1-6100 sayılı HMK"nun 294. maddesi gereğince, mahkeme, yargılamanın sona erdiği duruşmada hükmü vererek tefhim eder. Hükmün tefhimi herhalde hüküm sonucunun duruşma tutanağına geçirilerek okunması suretiyle olur. Zorunlu nedenlerle sadece hüküm sonucunun tefhim edildiği hallerde, gerekçeli kararın tefhim tarihinden başlayarak bir ay içinde yazılması gerekir. HMK"nun 297/2 maddesi gereğince hükmün sonuç kısmında taleplerden her biri hakkında verilen hükümle, taraflara yüklenen borç ve tanınan hakların, sıra numarası altında; açık, şüphe ve tereddüt uyandırmayacak şekilde gösterilmesi gereklidir. HMK"nun 298/2 maddesi gereğince de gerekçeli karar, tefhim edilen hüküm sonucuna aykırı olamaz. Esasen kısa kararı yazıp, tefhim etmekle davadan elini çekmiş olan hakimin artık bu kararını değiştirmesine yasal olanak da yoktur. Kısa kararla gerekçeli kararın birbirinden farklı olması yargılamanın aleniyeti, kararların alenen tefhim olunmasına ilişkin Anayasanın 141. maddesi ile HMK"nun yukarıda değinilen buyurucu nitelikteki maddelerine de aykırı bir durum yaratır. Ayrıca, bu husus kamu düzeni ile ilgili olup, gözetilmesi yasa ile hakime yükletilmiş bir görevdir.

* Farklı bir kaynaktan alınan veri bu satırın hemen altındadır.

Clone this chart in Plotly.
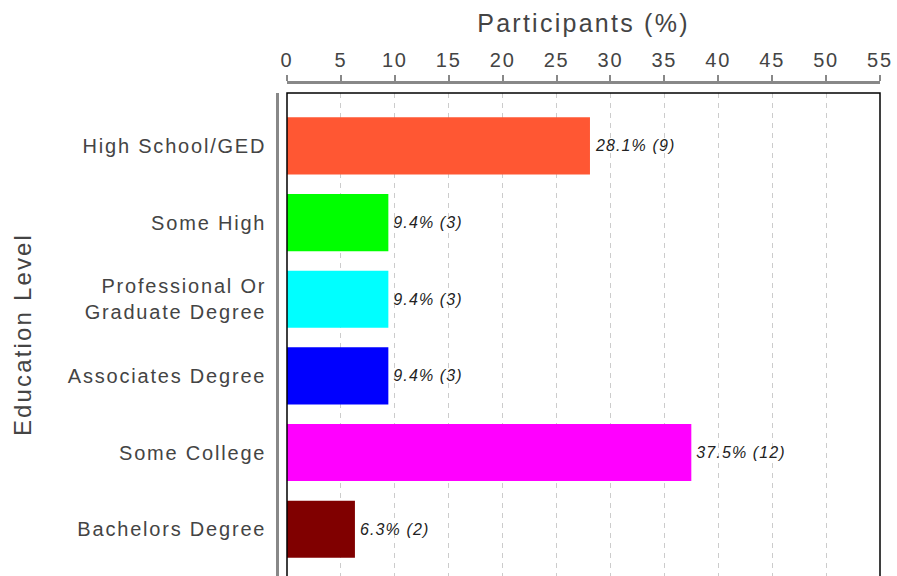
import plotly.graph_objects as go

categories = ["High School/GED", "Some High", "Professional Or<br>Graduate Degree",
              "Associates Degree", "Some College", "Bachelors Degree"]
percentages = [28.1, 9.4, 9.4, 9.4, 37.5, 6.3]
counts = [9, 3, 3, 3, 12, 2]
colors = ["#FF5733", "#00FF00", "#00FFFF", "#0000FF", "#FF00FF", "#800000"]
x_ticks = [0, 5, 10, 15, 20, 25, 30, 35, 40, 45, 50, 55]

labels = [f"{p:.1f}% ({c})" for p, c in zip(percentages, counts)]

W, H = 897, 576
ML, MR, MT, MB = 277, 17, 82, 0
pw = W - ML - MR
ph = H - MT - MB
x_dom0 = 10 / pw
y_dom1 = (H - 93) / ph

FONT = "Liberation Sans, Arial, sans-serif"

fig = go.Figure(go.Bar(
    y=categories, x=percentages, orientation="h",
    marker=dict(color=colors, line=dict(width=0)),
    width=0.745,
    text=labels, textposition="outside", constraintext="none",
    textfont=dict(family=FONT, size=16, color="#222", style="italic"),
    cliponaxis=False, hoverinfo="skip",
))

fig.update_layout(
    width=W, height=H,
    margin=dict(l=ML, r=MR, t=MT, b=MB, autoexpand=False),
    paper_bgcolor="white", plot_bgcolor="white",
    showlegend=False,
    font=dict(family=FONT, color="#444"),
    xaxis=dict(
        domain=[x_dom0, 1], range=[0, 55], side="top", anchor="free", position=1,
        tickvals=x_ticks, ticktext=[str(v) for v in x_ticks],
        showline=True, linecolor="#888", linewidth=2.5,
        ticks="outside", ticklen=6, tickwidth=2, tickcolor="#888",
        showgrid=True, gridcolor="#cccccc", gridwidth=1, griddash="5px,5px",
        zeroline=False, automargin=False, ticklabeloverflow="allow",
        tickfont=dict(size=20, color="#444"),
        title=dict(text="Participants (%)", font=dict(size=25, color="#444"), standoff=8),
    ),
    yaxis=dict(
        domain=[0, y_dom1], anchor="free", position=0,
        type="category", categoryorder="array", categoryarray=categories,
        range=[5.61, -0.69],
        showline=True, linecolor="#888", linewidth=2.5,
        ticks="", showgrid=False, zeroline=False, automargin=False,
        tickfont=dict(size=20, color="#444"),
        ticklabelstandoff=6,
        title=dict(text="Education Level", font=dict(size=24, color="#444"), standoff=58),
    ),
    shapes=[dict(type="rect", xref="paper", yref="paper",
                 x0=x_dom0, x1=1, y0=-0.2, y1=y_dom1,
                 line=dict(color="black", width=1.5), layer="above")],
)

post = """
document.documentElement.style.overflow = 'hidden';
document.body.style.overflow = 'hidden';
document.body.style.margin = '0';
document.querySelectorAll('.main-svg text').forEach(function(t){
  var isBar = t.classList.contains('bartext');
  var w0 = isBar ? t.getComputedTextLength() : 0;
  t.style.letterSpacing = isBar ? '0.07em' : '0.09em';
  if (isBar) {
    var w1 = t.getComputedTextLength();
    var x = parseFloat(t.getAttribute('x') || '0');
    t.setAttribute('x', x + (w1 - w0) / 2 + 2);
  }
});
"""
fig.write_html("out.html", post_script=post, config={"displayModeBar": False})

Somut olayda, davacının talebinin 18.466,62-TL olduğu ve peşin harcın da bu miktar üzerinden yatırıldığı, mahkemece, kısa karar ve gerekçeli kararın hüküm fıkrasında; "davanın kabulü ile Sarıoğlan İcra Müdürlüğünün 2015/81 esas sayılı dosyasına davalı ... tarafından yapılan itirazın iptali ile 14.866,82-TL yönünden takibin devamına, 14.866,82-TL"nin %20"si olan 2,973,36-TL icra inkar tazminatının davalıdan alınarak davacıya verilmesine" şeklinde hüküm kurulduğu, gerekçeli kararda ise; "bilirkişi Av. ... "in 21.04.2016 havale tarihli raporu ile davacının zararı ve davalıya yaptığı ödemeleri nedeniyle asıl alacak ve faizleri toplamının 18.466,82-TL olduğunun belirtildiği, tüm dosya kapsamının incelenmesi sonucunda karar vermeye uygun ve denetime elverişli mahiyette olan bilirkişi raporu dikkate alınarak davanın kabulüne karar verilmesine" şeklinde gerekçe oluşturularak, kısa karar (hüküm) ile gerekçeli karar arasında çelişki ve tereddüt yaratıldığı anlaşılmıştır. Bu haliyle gerekçeli karar ile kısa karardaki hükmün az yukarıda açıklanan kısa
kararla gerekçeli kararın birbirine uygun olması gerektiğine ilişkin ilke ve yasa hükümlerine aykırı olduğu açıkça anlaşılmaktadır. Mahkemece, az yukarıda açıklandığı üzere ve 10.4.1992 tarih ve 1991/7 esas 1992/4 karar sayılı İçtihadı Birleştirme Kararında da benimsendiği gibi kısa karar ile bağlı kalınmadan, ancak kısa karar ile gerekçeli karar arasındaki çelişki giderilecek ve infazda tereddüt yaratmayacak şekilde, yeniden bir karar verilmesi için çelişkili olarak kurulan hükmün bozulmasına karar verilmesi gerekmiştir.
2-Bozma nedenine göre, davalının temyiz itirazlarının incelenmesine şimdilik gerek görülmemiştir.
SONUÇ: Yukarıda birinci bentte açıklanan nedenlerle temyiz olunan hükmün BOZULMASINA, ikinci bentte açıklanan nedenle davalının temyiz itirazlarının incelenmesine şimdilik yer olmadığına, peşin alınan 253,88 TL. temyiz harcının temyiz edene iadesine, 6100 sayılı HMK"nın geçici madde 3 atfıyla 1086 sayılı HUMK"nın 440.maddesi gereğince karar düzeltme yolu kapalı olmak üzere, 14/09/2020 2020 tarihinde oy birliği ile karar verildi.